**Required task**.
In the material below, find every line with "code" and pull it out.
======== Available data ========
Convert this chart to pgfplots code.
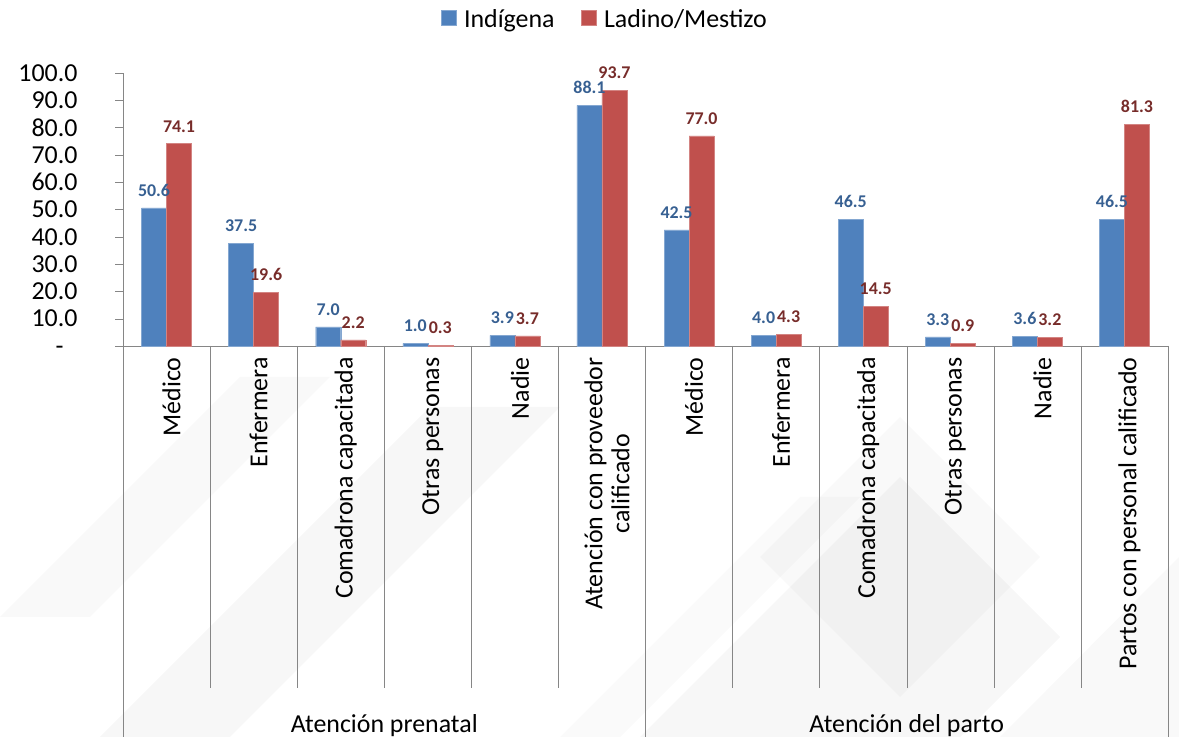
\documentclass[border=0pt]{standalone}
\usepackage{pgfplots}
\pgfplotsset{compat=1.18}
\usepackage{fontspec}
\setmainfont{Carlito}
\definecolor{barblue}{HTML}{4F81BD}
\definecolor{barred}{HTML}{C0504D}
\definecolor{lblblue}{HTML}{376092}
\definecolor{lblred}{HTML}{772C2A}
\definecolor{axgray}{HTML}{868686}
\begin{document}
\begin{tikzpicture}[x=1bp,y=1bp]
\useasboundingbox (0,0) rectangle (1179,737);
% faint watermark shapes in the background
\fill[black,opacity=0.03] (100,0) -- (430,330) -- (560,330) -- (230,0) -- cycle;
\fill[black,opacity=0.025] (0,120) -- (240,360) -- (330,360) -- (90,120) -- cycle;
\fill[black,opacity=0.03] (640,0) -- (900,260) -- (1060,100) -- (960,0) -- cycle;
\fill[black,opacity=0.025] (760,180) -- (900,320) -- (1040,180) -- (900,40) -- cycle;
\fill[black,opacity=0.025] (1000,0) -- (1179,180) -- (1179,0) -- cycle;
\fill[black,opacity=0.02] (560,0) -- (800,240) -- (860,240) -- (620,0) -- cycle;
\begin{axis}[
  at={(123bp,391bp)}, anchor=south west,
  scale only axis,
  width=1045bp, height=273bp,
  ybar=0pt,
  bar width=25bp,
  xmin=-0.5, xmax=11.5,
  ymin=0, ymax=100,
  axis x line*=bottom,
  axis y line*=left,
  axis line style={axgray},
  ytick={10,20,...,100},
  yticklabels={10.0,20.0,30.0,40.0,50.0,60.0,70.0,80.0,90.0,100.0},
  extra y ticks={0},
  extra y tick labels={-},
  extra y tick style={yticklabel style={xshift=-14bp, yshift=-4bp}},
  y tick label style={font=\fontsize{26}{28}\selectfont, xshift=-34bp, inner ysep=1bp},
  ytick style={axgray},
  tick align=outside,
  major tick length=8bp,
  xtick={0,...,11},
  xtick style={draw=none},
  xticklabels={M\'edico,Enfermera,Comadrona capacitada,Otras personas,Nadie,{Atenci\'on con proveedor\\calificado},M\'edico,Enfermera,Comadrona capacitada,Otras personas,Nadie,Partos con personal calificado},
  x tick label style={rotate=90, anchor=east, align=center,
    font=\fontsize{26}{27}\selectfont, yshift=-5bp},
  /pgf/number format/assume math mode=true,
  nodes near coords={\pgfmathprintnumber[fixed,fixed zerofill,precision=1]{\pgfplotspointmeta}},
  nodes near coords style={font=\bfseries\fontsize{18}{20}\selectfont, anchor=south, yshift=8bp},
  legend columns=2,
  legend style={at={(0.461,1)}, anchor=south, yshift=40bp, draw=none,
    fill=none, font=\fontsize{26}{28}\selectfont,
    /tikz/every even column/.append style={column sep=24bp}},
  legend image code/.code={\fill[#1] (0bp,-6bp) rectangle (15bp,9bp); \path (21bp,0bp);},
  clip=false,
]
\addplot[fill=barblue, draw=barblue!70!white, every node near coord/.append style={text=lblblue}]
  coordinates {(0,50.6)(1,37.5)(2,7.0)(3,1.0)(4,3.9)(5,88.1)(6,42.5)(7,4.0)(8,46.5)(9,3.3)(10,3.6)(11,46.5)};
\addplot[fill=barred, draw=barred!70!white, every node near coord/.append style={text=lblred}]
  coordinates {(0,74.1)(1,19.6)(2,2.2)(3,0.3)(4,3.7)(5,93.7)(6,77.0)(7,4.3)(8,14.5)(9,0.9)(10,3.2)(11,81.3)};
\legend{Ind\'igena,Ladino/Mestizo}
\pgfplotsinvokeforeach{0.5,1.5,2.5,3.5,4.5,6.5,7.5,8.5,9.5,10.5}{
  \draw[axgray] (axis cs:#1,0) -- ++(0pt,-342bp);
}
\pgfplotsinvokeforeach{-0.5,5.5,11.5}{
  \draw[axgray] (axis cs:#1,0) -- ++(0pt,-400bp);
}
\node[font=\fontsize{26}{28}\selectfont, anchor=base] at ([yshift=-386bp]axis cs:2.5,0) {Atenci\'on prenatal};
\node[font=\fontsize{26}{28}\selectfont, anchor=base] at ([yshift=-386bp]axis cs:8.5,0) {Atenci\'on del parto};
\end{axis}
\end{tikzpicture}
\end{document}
========
**Exercise result**.
Convert this chart to pgfplots code.
  legend image code/.code={\fill[#1] (0bp,-6bp) rectangle (15bp,9bp); \path (21bp,0bp);},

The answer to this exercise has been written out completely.